JUDGMENT
Y.V. Anjaneyulu, J.
1. The following four questions are referred by the Income-tax Appellate Tribunal for the consideration of this court under section 256(1) of the Income-tax Act, 1961 :
“(1) Whether, on the facts and in the circumstances of the case, the Income-tax Appellate Tribunal was correct in holding that the value of the stock written off by the assessee was an allowable deduction ?
(2) If the answer to the question No. (1) is in the affirmative, whether, on the facts and in the circumstances of the case, the Income-tax Appellate Tribunal was right in holding that the value of the stock was allowable for the assessment year 1975-76 ?
(3) Whether, on the facts and in the circumstances of the case, the Income-tax Appellate Tribunal was justified in holding that the contribution made to the welfare fund was deductible under section 37(1) ?
(4) Whether, on the facts and in the circumstances of the case, the Tribunal was correct in law in holding that the interest due by the partners to the firm should be set off against the interest paid/payable to the partners by the firm for arriving at the amount to be disallowed under section 40(b) of the Income-tax Act, 1961 ?”
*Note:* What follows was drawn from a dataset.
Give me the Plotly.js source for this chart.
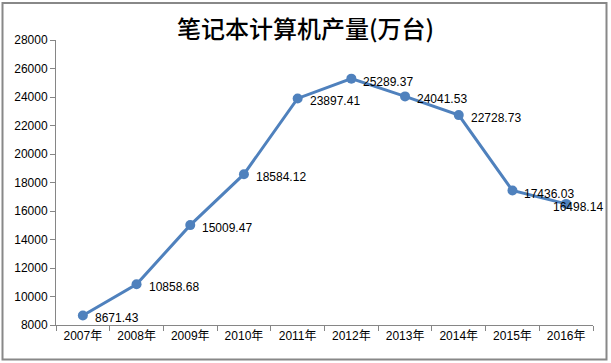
<!DOCTYPE html>
<html>
<head>
<meta charset="utf-8">
<script src="https://cdn.plot.ly/plotly-3.0.1.min.js"></script>
<style>html,body{margin:0;padding:0;background:#fff;}#chart{width:611px;height:363px;}</style>
</head>
<body>
<div id="chart"></div>
<script>
const categories = ["2007年","2008年","2009年","2010年","2011年","2012年","2013年","2014年","2015年","2016年"];
const production = [8671.43,10858.68,15009.47,18584.12,23897.41,25289.37,24041.53,22728.73,17436.03,16498.14];
const yTicks = [8000,10000,12000,14000,16000,18000,20000,22000,24000,26000,28000];

const lineColor = "#4F81BD";
const trace = {
  x: categories, y: production, type: "scatter", mode: "lines+markers",
  line: {color: lineColor, width: 3},
  marker: {color: lineColor, size: 10},
  hoverinfo: "x+y"
};
const lastIdx = categories.length - 1;
const annotations = categories.map((c, i) => ({
  x: c, y: production[i], xref: "x", yref: "y",
  text: production[i].toFixed(2), showarrow: false,
  xanchor: "left", yanchor: "middle",
  xshift: i === lastIdx ? -15 : 10, yshift: -3,
  font: {family: "Liberation Sans, Arial, sans-serif", size: 12, color: "#000"}
}));
const layout = {
  width: 611, height: 363,
  margin: {l: 56, r: 18, t: 40, b: 38},
  paper_bgcolor: "#fff", plot_bgcolor: "#fff",
  showlegend: false,
  title: {text: "笔记本计算机产量(万台)", x: 0.5, xanchor: "center", y: 0.918, yanchor: "middle",
    font: {family: "Noto Sans CJK SC, sans-serif", size: 24, color: "#000", weight: 500}},
  xaxis: {type: "category", tickmode: "array", tickvals: categories, ticktext: categories,
    range: [-0.5, 9.5], showgrid: false, zeroline: false, showline: true, linecolor: "#868686", linewidth: 1,
    ticks: "outside", tickson: "boundaries", ticklen: 5, tickcolor: "#868686",
    tickfont: {family: "Liberation Sans, Noto Sans CJK SC, sans-serif", size: 12, color: "#000"}},
  yaxis: {range: [8000, 28000], tickmode: "array", tickvals: yTicks, ticktext: yTicks.map(String),
    showgrid: false, zeroline: false, showline: true, linecolor: "#868686", linewidth: 1,
    ticks: "outside", ticklen: 5, tickcolor: "#868686",
    tickfont: {family: "Liberation Sans, Arial, sans-serif", size: 12, color: "#000"}},
  annotations: annotations,
  shapes: [{type: "rect", xref: "paper", yref: "paper",
    x0: (2.5-56)/537, x1: (606.5-56)/537, y0: (325-359.5)/285, y1: (325-3)/285,
    line: {color: "#888", width: 2}, fillcolor: "rgba(0,0,0,0)"}]
};
Plotly.newPlot("chart", [trace], layout, {displayModeBar: false, staticPlot: true});
</script>
</body>
</html>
2. The matter relates to the assessment year 1975-76. The respondent-assesee is not represented. Learned standing counsel for the Revenue has drawn our attention to each one of the questions and pointed out that the questions are covered by earlier decisions. We have considered the decisions brought to our notice by learned standing counsel and were satisfied that the questions are fully covered one way or the other as we shall presently indicate.
3. Question No. (1) is covered by the principle upheld by this court in Sri Satyanarayana Rice Mill v. CIT [1985] 155 ITR 676. There is little doubt in the facts and circumstances of this case that the assessee was violating the law when it transported rice to Kerala in the guise of broken rice. Because of the violation of law, the confiscation was properly made. We accordingly answer the first question referred to us in the negative, that is to say, in favour of the Revenue and against the assessee.
4. In view of our answer to question to question No. (1), question No. (2) does not arise.
5. As regards question No. (3), it is covered in favour of the Revenue by the decision of this court in CIT v. Kodandarama and Co. [1983] 144 ITR 395.
6. Finally, question No. (4) is covered against the Revenue and in favour of the assessee by the decision of this court in CIT v. T. V. Ramanaiah and Sons [1986] 157 ITR 300.
7. We, accordingly, answer the four questions referred to us. There shall be no order as to costs.